(Records from a collection)
⟨

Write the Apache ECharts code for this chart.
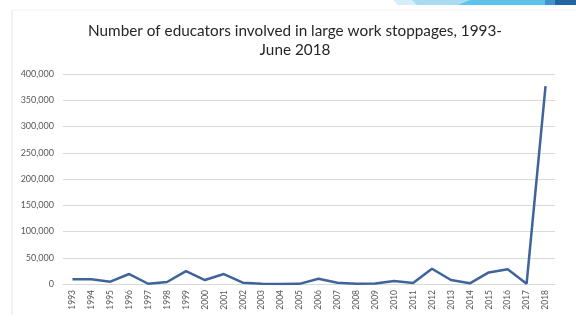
<!DOCTYPE html>
<html><head><meta charset="utf-8">
<script src="https://cdn.jsdelivr.net/npm/echarts@6/dist/echarts.min.js"></script>
<style>html,body{margin:0;padding:0;background:#fff}#c{width:576px;height:324px}</style>
</head><body><div id="c"></div>
<script>
const years = ["1993","1994","1995","1996","1997","1998","1999","2000","2001","2002","2003","2004","2005","2006","2007","2008","2009","2010","2011","2012","2013","2014","2015","2016","2017","2018"];
const educators = [9000,9000,4500,19000,500,3800,24500,7600,19000,2500,500,200,300,10000,2500,600,800,5700,1900,29000,7600,1300,22000,28000,600,377000];
const yTicks = [0,50000,100000,150000,200000,250000,300000,350000,400000];
const titleText = "Number of educators involved in large work stoppages, 1993-\nJune 2018";

const chart = echarts.init(document.getElementById('c'));
chart.setOption({
  animation:false,
  backgroundColor:'#fff',
  graphic:[
    {type:'line',shape:{x1:12,y1:10,x2:12,y2:315},style:{stroke:'#e4e4e4',lineWidth:1}},
    {type:'line',shape:{x1:12,y1:10,x2:576,y2:10},style:{stroke:'#f2f2f2',lineWidth:1}},
    {type:'polygon',shape:{points:[[393,0],[415,0],[420,5],[398,5]]},style:{fill:'#d6eef9'}},
    {type:'polygon',shape:{points:[[412,0],[470,0],[465,5],[417,5]]},style:{fill:'#a9dcf3'}},
    {type:'polygon',shape:{points:[[470,0],[545,0],[545,5],[458,5]]},style:{fill:'#5cc3ea'}},
    {type:'polygon',shape:{points:[[545,0],[555,0],[555,5],[545,5]]},style:{fill:'#3f93cf'}},
    {type:'polygon',shape:{points:[[555,0],[576,0],[576,5],[555,5]]},style:{fill:'#2166a3'}}
  ],
  title:{text:titleText,left:290,top:17,textAlign:'center',
    textStyle:{fontFamily:'Lato, Liberation Sans, sans-serif',fontSize:15.3,fontWeight:'normal',color:'#262626',lineHeight:18.5}},
  grid:{left:63,right:21,top:74,bottom:40},
  xAxis:{type:'category',data:years,boundaryGap:true,
    axisLine:{show:true,lineStyle:{color:'#d9d9d9'}},axisTick:{show:false},
    axisLabel:{rotate:90,interval:0,fontSize:8.5,color:'#595959',fontFamily:'Lato, Liberation Sans, sans-serif',margin:6}},
  yAxis:{type:'value',min:0,max:400000,interval:50000,
    axisLine:{show:false},axisTick:{show:false},
    splitLine:{lineStyle:{color:'#d9d9d9'}},
    axisLabel:{fontSize:9,color:'#595959',fontFamily:'Lato, Liberation Sans, sans-serif',margin:9,
      formatter:v=>yTicks.includes(v)?v.toLocaleString('en-US'):''}},
  series:[{type:'line',data:educators,showSymbol:false,smooth:false,
    lineStyle:{color:'#3f649b',width:2.5}}]
});
</script></body></html>
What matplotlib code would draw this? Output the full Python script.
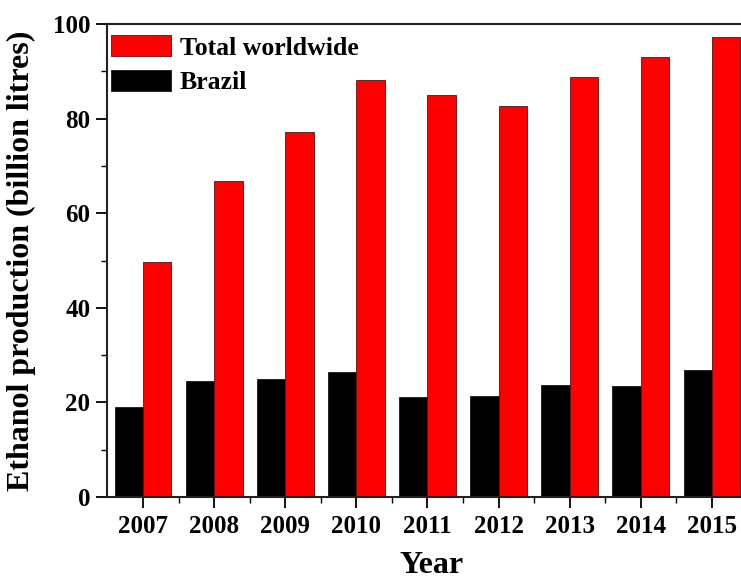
import matplotlib
matplotlib.use("Agg")
import matplotlib.pyplot as plt
import numpy as np
from matplotlib.ticker import MultipleLocator, FixedLocator

years = ["2007", "2008", "2009", "2010", "2011", "2012", "2013", "2014", "2015"]
brazil = [19.0, 24.6, 25.0, 26.4, 21.1, 21.3, 23.7, 23.5, 26.8]
worldwide = [49.7, 66.8, 77.2, 88.2, 85.0, 82.7, 88.8, 93.0, 97.3]

plt.rcParams['font.family'] = ['Liberation Serif', 'DejaVu Serif']
plt.rcParams['font.weight'] = 'bold'

fig = plt.figure(figsize=(7.41, 5.81), dpi=100)
ax = fig.add_axes([107/741, 1 - 497/581, (741 - 107)/741 + 0.02, (497 - 24)/581])

x = np.arange(len(years))
w = 0.4
ax.bar(x - w/2, brazil, width=w, color='black', edgecolor='black', linewidth=0.5, label='Brazil')
ax.bar(x + w/2, worldwide, width=w, color='#ff0000', edgecolor='#5a1010', linewidth=0.6, label='Total worldwide')

ax.set_xlim(-0.506, -0.506 + 634/71.125 + 0.02 * 741 / 71.125)
ax.set_ylim(0, 100)
ax.set_xticks(x)
ax.set_xticklabels(years)
ax.xaxis.set_minor_locator(FixedLocator(x[:-1] + 0.5))
ax.yaxis.set_major_locator(MultipleLocator(20))
ax.yaxis.set_minor_locator(MultipleLocator(10))

ax.tick_params(axis='both', which='major', direction='out', length=8, width=1.3, labelsize=18)
ax.tick_params(axis='both', which='minor', direction='out', length=4, width=1.0)
ax.tick_params(axis='x', which='major', pad=5)
ax.tick_params(axis='y', which='major', pad=4)
for lbl in ax.get_xticklabels() + ax.get_yticklabels():
    lbl.set_fontweight('bold')

for s in ['left', 'bottom', 'top']:
    ax.spines[s].set_linewidth(1.5)
    ax.spines[s].set_color('#222222')
ax.spines['right'].set_visible(False)

ax.set_ylabel('Ethanol production (billion litres)', fontsize=23, fontweight='bold', labelpad=12)
ax.set_xlabel('Year', fontsize=23, fontweight='bold', labelpad=9)

handles, labels = ax.get_legend_handles_labels()
ax.legend(handles[::-1], labels[::-1], loc='upper left', frameon=False,
          handlelength=2.3, handleheight=0.9, handletextpad=0.35, labelspacing=0.4,
          borderaxespad=0.0, borderpad=0.25, prop={'weight': 'bold', 'size': 18.5},
          bbox_to_anchor=(-0.003, 0.99))

fig.savefig('out.png', dpi=100)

⟩

▸ YOUR OBJECTIVE:
Images should not appear in the copy; retype the listing above exactly.

▸ EXERCISE SOLUTION:
Write the Apache ECharts code for this chart.
<!DOCTYPE html>
<html><head><meta charset="utf-8">
<script src="https://cdn.jsdelivr.net/npm/echarts@6/dist/echarts.min.js"></script>
<style>html,body{margin:0;padding:0;background:#fff}#c{width:576px;height:324px}</style>
</head><body><div id="c"></div>
<script>
const years = ["1993","1994","1995","1996","1997","1998","1999","2000","2001","2002","2003","2004","2005","2006","2007","2008","2009","2010","2011","2012","2013","2014","2015","2016","2017","2018"];
const educators = [9000,9000,4500,19000,500,3800,24500,7600,19000,2500,500,200,300,10000,2500,600,800,5700,1900,29000,7600,1300,22000,28000,600,377000];
const yTicks = [0,50000,100000,150000,200000,250000,300000,350000,400000];
const titleText = "Number of educators involved in large work stoppages, 1993-\nJune 2018";

const chart = echarts.init(document.getElementById('c'));
chart.setOption({
  animation:false,
  backgroundColor:'#fff',
  graphic:[
    {type:'line',shape:{x1:12,y1:10,x2:12,y2:315},style:{stroke:'#e4e4e4',lineWidth:1}},
    {type:'line',shape:{x1:12,y1:10,x2:576,y2:10},style:{stroke:'#f2f2f2',lineWidth:1}},
    {type:'polygon',shape:{points:[[393,0],[415,0],[420,5],[398,5]]},style:{fill:'#d6eef9'}},
    {type:'polygon',shape:{points:[[412,0],[470,0],[465,5],[417,5]]},style:{fill:'#a9dcf3'}},
    {type:'polygon',shape:{points:[[470,0],[545,0],[545,5],[458,5]]},style:{fill:'#5cc3ea'}},
    {type:'polygon',shape:{points:[[545,0],[555,0],[555,5],[545,5]]},style:{fill:'#3f93cf'}},
    {type:'polygon',shape:{points:[[555,0],[576,0],[576,5],[555,5]]},style:{fill:'#2166a3'}}
  ],
  title:{text:titleText,left:290,top:17,textAlign:'center',
    textStyle:{fontFamily:'Lato, Liberation Sans, sans-serif',fontSize:15.3,fontWeight:'normal',color:'#262626',lineHeight:18.5}},
  grid:{left:63,right:21,top:74,bottom:40},
  xAxis:{type:'category',data:years,boundaryGap:true,
    axisLine:{show:true,lineStyle:{color:'#d9d9d9'}},axisTick:{show:false},
    axisLabel:{rotate:90,interval:0,fontSize:8.5,color:'#595959',fontFamily:'Lato, Liberation Sans, sans-serif',margin:6}},
  yAxis:{type:'value',min:0,max:400000,interval:50000,
    axisLine:{show:false},axisTick:{show:false},
    splitLine:{lineStyle:{color:'#d9d9d9'}},
    axisLabel:{fontSize:9,color:'#595959',fontFamily:'Lato, Liberation Sans, sans-serif',margin:9,
      formatter:v=>yTicks.includes(v)?v.toLocaleString('en-US'):''}},
  series:[{type:'line',data:educators,showSymbol:false,smooth:false,
    lineStyle:{color:'#3f649b',width:2.5}}]
});
</script></body></html>
What matplotlib code would draw this? Output the full Python script.
import matplotlib
matplotlib.use("Agg")
import matplotlib.pyplot as plt
import numpy as np
from matplotlib.ticker import MultipleLocator, FixedLocator

years = ["2007", "2008", "2009", "2010", "2011", "2012", "2013", "2014", "2015"]
brazil = [19.0, 24.6, 25.0, 26.4, 21.1, 21.3, 23.7, 23.5, 26.8]
worldwide = [49.7, 66.8, 77.2, 88.2, 85.0, 82.7, 88.8, 93.0, 97.3]

plt.rcParams['font.family'] = ['Liberation Serif', 'DejaVu Serif']
plt.rcParams['font.weight'] = 'bold'

fig = plt.figure(figsize=(7.41, 5.81), dpi=100)
ax = fig.add_axes([107/741, 1 - 497/581, (741 - 107)/741 + 0.02, (497 - 24)/581])

x = np.arange(len(years))
w = 0.4
ax.bar(x - w/2, brazil, width=w, color='black', edgecolor='black', linewidth=0.5, label='Brazil')
ax.bar(x + w/2, worldwide, width=w, color='#ff0000', edgecolor='#5a1010', linewidth=0.6, label='Total worldwide')

ax.set_xlim(-0.506, -0.506 + 634/71.125 + 0.02 * 741 / 71.125)
ax.set_ylim(0, 100)
ax.set_xticks(x)
ax.set_xticklabels(years)
ax.xaxis.set_minor_locator(FixedLocator(x[:-1] + 0.5))
ax.yaxis.set_major_locator(MultipleLocator(20))
ax.yaxis.set_minor_locator(MultipleLocator(10))

ax.tick_params(axis='both', which='major', direction='out', length=8, width=1.3, labelsize=18)
ax.tick_params(axis='both', which='minor', direction='out', length=4, width=1.0)
ax.tick_params(axis='x', which='major', pad=5)
ax.tick_params(axis='y', which='major', pad=4)
for lbl in ax.get_xticklabels() + ax.get_yticklabels():
    lbl.set_fontweight('bold')

for s in ['left', 'bottom', 'top']:
    ax.spines[s].set_linewidth(1.5)
    ax.spines[s].set_color('#222222')
ax.spines['right'].set_visible(False)

ax.set_ylabel('Ethanol production (billion litres)', fontsize=23, fontweight='bold', labelpad=12)
ax.set_xlabel('Year', fontsize=23, fontweight='bold', labelpad=9)

handles, labels = ax.get_legend_handles_labels()
ax.legend(handles[::-1], labels[::-1], loc='upper left', frameon=False,
          handlelength=2.3, handleheight=0.9, handletextpad=0.35, labelspacing=0.4,
          borderaxespad=0.0, borderpad=0.25, prop={'weight': 'bold', 'size': 18.5},
          bbox_to_anchor=(-0.003, 0.99))

fig.savefig('out.png', dpi=100)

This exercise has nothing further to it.